Can you think of a good reason not to deduct cash you know the company does not have???
So if the company had $30 million cash on the balance sheet in July 2015, and they paid the special dividend this month ($.50/share * 40 million shares), would they now have $30 million - ($.50/share * 40 million shares) = $10 million cash left and I should use $10 million now on my DCF?
Sure, why not. Not sure if .50 makes a difference in valuation but go ahead.
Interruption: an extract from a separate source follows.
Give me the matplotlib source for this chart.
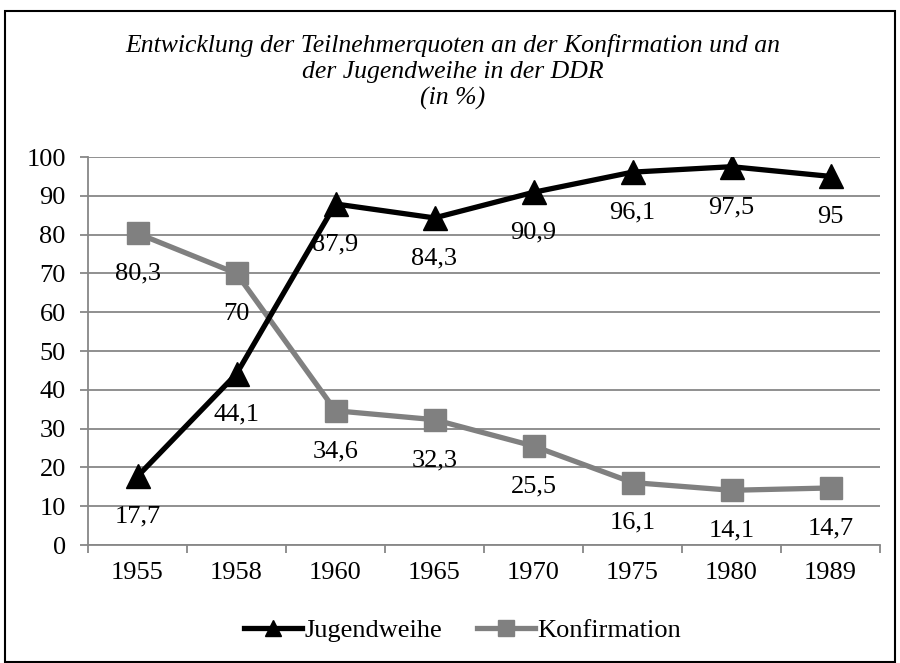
import matplotlib
matplotlib.use("Agg")
import matplotlib.pyplot as plt
from matplotlib.patches import Rectangle
from matplotlib.lines import Line2D

years = ["1955", "1958", "1960", "1965", "1970", "1975", "1980", "1989"]
jugendweihe = [17.7, 44.1, 87.9, 84.3, 90.9, 96.1, 97.5, 95]
konfirmation = [80.3, 70, 34.6, 32.3, 25.5, 16.1, 14.1, 14.7]
jugend_labels = ["17,7", "44,1", "87,9", "84,3", "90,9", "96,1", "97,5", "95"]
konf_labels = ["80,3", "70", "34,6", "32,3", "25,5", "16,1", "14,1", "14,7"]
title = "Entwicklung der Teilnehmerquoten an der Konfirmation und an\nder Jugendweihe in der DDR\n(in %)"

plt.rcParams['font.family'] = ['Liberation Serif', 'DejaVu Serif']

W, H = 900, 663
fig = plt.figure(figsize=(9, 6.63), dpi=100)
ax = fig.add_axes([88 / W, 1 - 545 / H, (880 - 88) / W, (545 - 157) / H])

grid_col = "#878787"
fs = 19
x = list(range(len(years)))
ax.plot(x, jugendweihe, color="black", lw=3.8, marker="^", ms=17, zorder=4,
        solid_joinstyle="round", solid_capstyle="round", label="Jugendweihe")
ax.plot(x, konfirmation, color="#808080", lw=3.8, marker="s", ms=16, zorder=3,
        solid_joinstyle="round", solid_capstyle="round", label="Konfirmation")

for xi, v, t in zip(x, jugendweihe, jugend_labels):
    ax.annotate(t, (xi, v), xytext=(0, -29), textcoords="offset points",
                ha="center", va="center", fontsize=fs, zorder=6)
for xi, v, t in zip(x, konfirmation, konf_labels):
    ax.annotate(t, (xi, v), xytext=(0, -29), textcoords="offset points",
                ha="center", va="center", fontsize=fs, zorder=6)

ax.set_xlim(-0.5, len(years) - 0.5)
ax.set_ylim(0, 100)
ax.set_yticks(range(0, 101, 10))
ax.set_xticks(x)
ax.set_xticklabels(years)
ax.set_xticks([i - 0.5 for i in range(len(years) + 1)], minor=True)
ax.tick_params(axis="x", which="major", length=0, pad=12, labelsize=fs)
ax.tick_params(axis="x", which="minor", length=6, width=1.3, color=grid_col, direction="out")
ax.tick_params(axis="y", which="major", length=6, width=1.3, color=grid_col, pad=10, labelsize=fs)
ax.yaxis.grid(True, color=grid_col, lw=1.3)
ax.set_axisbelow(True)
for s in ["top", "right"]:
    ax.spines[s].set_visible(False)
for s in ["left", "bottom"]:
    ax.spines[s].set_color(grid_col)
    ax.spines[s].set_linewidth(1.3)

fig.text(0.503, 1 - 72 / H, title, ha="center", va="center", fontsize=18.5,
         style="italic", linespacing=1.2)

handles = [Line2D([], [], color="black", lw=3.8, marker="^", ms=12),
           Line2D([], [], color="#808080", lw=3.8, marker="s", ms=12)]
fig.legend(handles, ["Jugendweihe", "Konfirmation"], loc="center",
           bbox_to_anchor=(0.514, 1 - 630 / H), ncol=2, frameon=False,
           fontsize=fs, handlelength=2.2, handletextpad=0.1, columnspacing=1.3)

fig.add_artist(Rectangle((5 / W, 1 / H), (895 - 5) / W, (651) / H,
                         transform=fig.transFigure, fill=False, ec="black", lw=1.5))

fig.savefig("out.png", dpi=100)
Dividends wouldn't play into Unlevered FCF (NOPAT+D&A-capex-change in NWC), however if you are doing a project finance style cash flow waterfall (CFADS->> CF available for equity etc) you would want to show the dividend being paid out of CF available to equity to get to Residual cash flows (IE your cash flow available for debt service would be before the dividend, so looking at it as a pref or construction financing investor, I don't care if you pay dividends because the equity holders are below me in priority so I would be looking at CFADs). In terms of where this would hit your BS if you are doing a 3 statement, it would be in the cash line of current assets (as a subtraction to show the cash leaving) and in retained earnings portion of Stockholders Equity (RE ending = RE begin + net income -dividends paid during period) and it would also hit the cash flow statement as a cash outflow in CF from financing (since dividends aren't captured in NI, need to be subtracted here).
Hope this isn't too confusing, the short answer is it depends from whose perspective you are looking at CFs and for what purpose.
Why do you have to complicate such a simple question?